(Request):
Return the lines below exactly, from the first line to the line that contains "const yTicks = [0.5, 0.6, 0.7, 0.8, 0.9, 1.0];". Leave out pictures.

(Data excerpt):

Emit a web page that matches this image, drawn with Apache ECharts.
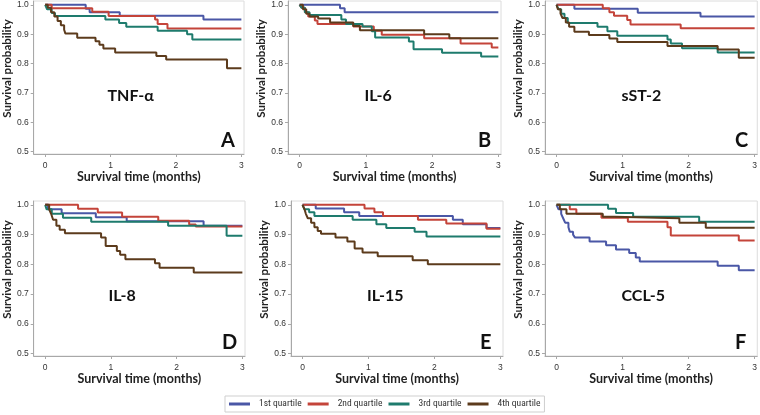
<!DOCTYPE html>
<html><head><meta charset="utf-8">
<script src="https://cdn.jsdelivr.net/npm/echarts@6/dist/echarts.min.js"></script>
<style>html,body{margin:0;padding:0;background:#fff}#c{width:760px;height:415px}</style>
</head><body><div id="c"></div>
<script>
const quartiles = ['1st quartile', '2nd quartile', '3rd quartile', '4th quartile'];
const panelNames = ['TNF-α', 'IL-6', 'sST-2', 'IL-8', 'IL-15', 'CCL-5'];
const panelLetters = ['A', 'B', 'C', 'D', 'E', 'F'];
const xTicks = [0, 1, 2, 3];
const yTicks = [0.5, 0.6, 0.7, 0.8, 0.9, 1.0];

// [time (months), survival probability]
const TNF_Q1 = [[0,1],[0.62,0.987],[0.68,0.975],[1.14,0.963],[2.42,0.95],[3,0.95]];
const TNF_Q2 = [[0,1],[0.1,0.988],[0.72,0.976],[0.97,0.962],[1.68,0.95],[1.72,0.935],[1.87,0.919],[3,0.919]];
const TNF_Q3 = [[0,1],[0.03,0.985],[0.1,0.972],[0.15,0.962],[0.92,0.95],[1.13,0.938],[1.24,0.925],[1.72,0.912],[2.17,0.9],[2.25,0.882],[3,0.882]];
const TNF_Q4 = [[0,1],[0.04,0.99],[0.09,0.975],[0.14,0.96],[0.19,0.945],[0.24,0.93],[0.29,0.915],[0.31,0.902],[0.49,0.888],[0.77,0.876],[0.83,0.864],[0.89,0.851],[1.07,0.838],[1.7,0.826],[1.85,0.814],[2.78,0.784],[3,0.784]];

const IL6_Q1 = [[0,1],[0.61,0.988],[0.68,0.975],[3,0.975]];
const IL6_Q2 = [[0,1],[0.03,0.99],[0.08,0.975],[0.13,0.96],[0.23,0.947],[0.27,0.935],[0.81,0.926],[1.12,0.912],[1.24,0.898],[1.88,0.886],[2.43,0.868],[2.9,0.855],[3,0.855]];
const IL6_Q3 = [[0,1],[0.03,0.99],[0.08,0.975],[0.15,0.965],[0.63,0.95],[0.7,0.935],[0.95,0.926],[1.09,0.91],[1.14,0.889],[1.65,0.875],[1.72,0.849],[2.15,0.837],[2.74,0.824],[3,0.824]];
const IL6_Q4 = [[0,1],[0.05,0.985],[0.1,0.97],[0.15,0.96],[0.28,0.953],[0.46,0.94],[0.81,0.928],[0.91,0.913],[1.88,0.9],[2.26,0.886],[3,0.886]];

const SST2_Q1 = [[0,1],[0.27,0.987],[1.23,0.973],[2.18,0.96],[3,0.96]];
const SST2_Q2 = [[0,1],[0.7,0.988],[0.8,0.975],[0.87,0.963],[1.07,0.948],[1.12,0.933],[1.88,0.92],[3,0.92]];
const SST2_Q3 = [[0,1],[0.03,0.985],[0.07,0.97],[0.12,0.955],[0.17,0.938],[0.62,0.925],[0.77,0.91],[0.92,0.895],[1.68,0.882],[1.73,0.868],[1.9,0.852],[2.44,0.838],[3,0.838]];
const SST2_Q4 = [[0,1],[0.02,0.985],[0.06,0.97],[0.09,0.955],[0.14,0.94],[0.19,0.925],[0.27,0.908],[0.49,0.897],[0.8,0.885],[0.92,0.873],[1.68,0.86],[2.44,0.848],[2.76,0.82],[3,0.82]];

const IL8_Q1 = [[0,1],[0.04,0.985],[0.25,0.972],[0.77,0.958],[1.24,0.945],[2.41,0.93],[3,0.93]];
const IL8_Q2 = [[0,1],[0.5,0.987],[0.8,0.974],[1.17,0.96],[1.72,0.947],[2.19,0.934],[2.29,0.927],[3,0.927]];
const IL8_Q3 = [[0,1],[0.02,0.985],[0.1,0.97],[0.27,0.957],[0.7,0.943],[1.87,0.93],[2.76,0.896],[3,0.896]];
const IL8_Q4 = [[0,1],[0.06,0.985],[0.09,0.97],[0.12,0.95],[0.17,0.93],[0.22,0.916],[0.3,0.905],[0.85,0.89],[0.92,0.862],[1.09,0.845],[1.14,0.832],[1.22,0.817],[1.67,0.804],[1.74,0.789],[2.26,0.773],[3,0.773]];

const IL15_Q1 = [[0,1],[0.2,0.988],[0.63,0.975],[0.86,0.963],[2.28,0.95],[2.43,0.935],[2.79,0.922],[3,0.922]];
const IL15_Q2 = [[0,1],[0.94,0.988],[1.09,0.975],[1.22,0.963],[1.75,0.95],[2.18,0.937],[2.79,0.92],[3,0.92]];
const IL15_Q3 = [[0,1],[0.03,0.985],[0.1,0.975],[0.18,0.963],[0.76,0.95],[1.12,0.935],[1.27,0.922],[1.7,0.91],[1.88,0.894],[3,0.894]];
const IL15_Q4 = [[0,1],[0.03,0.985],[0.05,0.97],[0.08,0.955],[0.13,0.94],[0.18,0.925],[0.23,0.912],[0.28,0.903],[0.5,0.89],[0.68,0.877],[0.79,0.853],[0.91,0.84],[1.14,0.827],[1.67,0.814],[1.9,0.8],[3,0.8]];

const CCL5_Q1 = [[0,1],[0.03,0.985],[0.07,0.97],[0.1,0.955],[0.13,0.94],[0.18,0.925],[0.2,0.91],[0.25,0.9],[0.28,0.89],[0.5,0.877],[0.75,0.864],[0.9,0.85],[1.1,0.838],[1.2,0.823],[1.26,0.81],[2.44,0.795],[2.76,0.78],[3,0.78]];
const CCL5_Q2 = [[0,1],[0.2,0.985],[0.3,0.97],[0.68,0.957],[1.08,0.943],[1.68,0.925],[1.73,0.897],[2.76,0.88],[3,0.88]];
const CCL5_Q3 = [[0,1],[0.78,0.987],[0.9,0.973],[1.16,0.96],[2.16,0.943],[3,0.943]];
const CCL5_Q4 = [[0,1],[0.05,0.985],[0.15,0.97],[0.7,0.96],[0.88,0.955],[1.86,0.94],[2.26,0.923],[3,0.923]];

const panelData = [
  [TNF_Q1, TNF_Q2, TNF_Q3, TNF_Q4],
  [IL6_Q1, IL6_Q2, IL6_Q3, IL6_Q4],
  [SST2_Q1, SST2_Q2, SST2_Q3, SST2_Q4],
  [IL8_Q1, IL8_Q2, IL8_Q3, IL8_Q4],
  [IL15_Q1, IL15_Q2, IL15_Q3, IL15_Q4],
  [CCL5_Q1, CCL5_Q2, CCL5_Q3, CCL5_Q4]
];

const colors = ['#4a57a6', '#c4443a', '#1e7b6d', '#5c3b1c'];
const grids = [
  {left: 31, top: 1, width: 213, height: 153},
  {left: 288, top: 1, width: 213, height: 153},
  {left: 545, top: 1, width: 213, height: 153},
  {left: 32, top: 201, width: 213, height: 155},
  {left: 291, top: 201, width: 212, height: 155},
  {left: 545, top: 201, width: 213, height: 155}
];
const boldFont = 'Lato, "Noto Sans", "DejaVu Sans", sans-serif';
const tickFont = '"Liberation Sans", Arial, sans-serif';

const option = {
  backgroundColor: '#fff',
  animation: false,
  grid: grids.map(g => Object.assign({show: true, borderColor: '#dcdcdc', borderWidth: 1, backgroundColor: '#fff'}, g)),
  xAxis: grids.map((g, i) => ({
    type: 'value', gridIndex: i, min: -0.175, max: 3.04,
    name: 'Survival time (months)', nameLocation: 'middle', nameGap: 16,
    nameTextStyle: {fontFamily: boldFont, fontWeight: 'bold', fontSize: 12.5, color: '#222'},
    axisLine: {show: true, onZero: false, lineStyle: {color: '#a8a8a8', width: 1}},
    axisTick: {show: true, length: 3, customValues: xTicks, lineStyle: {color: '#a8a8a8'}},
    axisLabel: {customValues: xTicks, margin: 7, fontSize: 8.5, fontFamily: tickFont, color: '#333', formatter: v => String(Math.round(v))},
    splitLine: {show: false}
  })),
  yAxis: grids.map((g, i) => ({
    type: 'value', gridIndex: i, min: 0.492, max: 1.013,
    name: 'Survival probability', nameLocation: 'middle', nameGap: 20,
    nameTextStyle: {fontFamily: boldFont, fontWeight: 'bold', fontSize: 11.5, color: '#222', padding: [0, 0, 0, 18]},
    axisLine: {show: true, onZero: false, lineStyle: {color: '#a8a8a8', width: 1}},
    axisTick: {show: true, length: 3, customValues: yTicks, lineStyle: {color: '#a8a8a8'}},
    axisLabel: {customValues: yTicks, margin: 5, fontSize: 8.5, fontFamily: tickFont, color: '#333', formatter: v => v.toFixed(1)},
    splitLine: {show: false}
  })),
  legend: {
    data: quartiles, left: 225, top: 396, orient: 'horizontal',
    padding: [3, 4], borderColor: '#cfcfcf', borderWidth: 1,
    itemWidth: 21, itemHeight: 3, itemGap: 6, icon: 'rect',
    textStyle: {fontSize: 9.5, fontFamily: '"Liberation Sans Narrow", "Roboto Condensed", Arial, sans-serif', color: '#333', padding: [0, 0, 0, 4]}
  },
  series: [],
  graphic: []
};

panelData.forEach((curves, p) => {
  curves.forEach((d, q) => {
    option.series.push({
      type: 'line', name: quartiles[q], xAxisIndex: p, yAxisIndex: p,
      data: d, step: 'end', showSymbol: false, symbol: 'none',
      color: colors[q], lineStyle: {color: colors[q], width: 2}, z: 2 + q
    });
  });
  const g = grids[p];
  option.graphic.push({
    type: 'text', left: g.left + g.width / 2 - 30, top: g.top + 87,
    style: {text: panelNames[p], fontFamily: boldFont, fontWeight: 'bold', fontSize: 16, fill: '#111', width: 60, align: 'center'}
  });
  option.graphic.push({
    type: 'text', left: g.left + g.width - 23, top: g.top + g.height - 23,
    style: {text: panelLetters[p], fontFamily: boldFont, fontWeight: 'bold', fontSize: 20, fill: '#111'}
  });
});

const chart = echarts.init(document.getElementById('c'), null, {renderer: 'canvas'});
chart.setOption(option);
</script></body></html>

(Answer below):
Emit a web page that matches this image, drawn with Apache ECharts.
<!DOCTYPE html>
<html><head><meta charset="utf-8">
<script src="https://cdn.jsdelivr.net/npm/echarts@6/dist/echarts.min.js"></script>
<style>html,body{margin:0;padding:0;background:#fff}#c{width:760px;height:415px}</style>
</head><body><div id="c"></div>
<script>
const quartiles = ['1st quartile', '2nd quartile', '3rd quartile', '4th quartile'];
const panelNames = ['TNF-α', 'IL-6', 'sST-2', 'IL-8', 'IL-15', 'CCL-5'];
const panelLetters = ['A', 'B', 'C', 'D', 'E', 'F'];
const xTicks = [0, 1, 2, 3];
const yTicks = [0.5, 0.6, 0.7, 0.8, 0.9, 1.0];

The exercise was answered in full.